In a revelation by Web3 analytics firm De.Fi, governance issues threaten the stability of nearly three-quarters of the most traded cryptocurrency tokens. The comprehensive study scrutinizes the vulnerabilities that could compromise these digital assets’ security and integrity.
Widespread Vulnerabilities Uncovered
The investigation into 429 tokens with governance frameworks unearthed that a staggering 75% harbor risk factors. These include obscured ownership and wallets granted undue privileges.
Significantly, only a mere 16.6% employ multisig wallets, a critical tool in mitigating risks associated with phishing and malware attacks. Moreover, over 38% of the tokens’ contracts fall under the control of a single wallet or account, posing a substantial risk depending on the level of access granted.
Additionally, the report flags hidden ownership in 6.8% of the contracts as a major concern. This scenario allows the original contract creators to override decisions, undermining the democratic ethos of decentralized systems.

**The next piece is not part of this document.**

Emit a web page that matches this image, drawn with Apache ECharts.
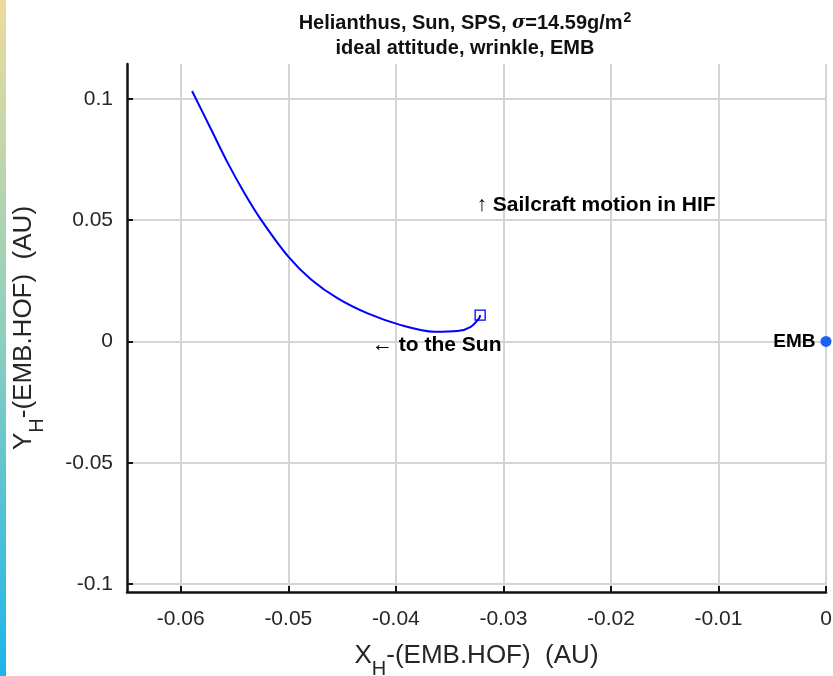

However, it’s noteworthy that a token’s governance structure, while indicative of potential risks, doesn’t always translate to an imminent security breach. Many entities with governance tokens invest heavily in security measures, though these practices may not always be visible or documented on the blockchain.
The findings underscore the urgent need for improved governance practices within the crypto ecosystem. As the industry evolves, ensuring the robustness of governance frameworks becomes paramount in safeguarding user assets and maintaining trust in decentralized platforms.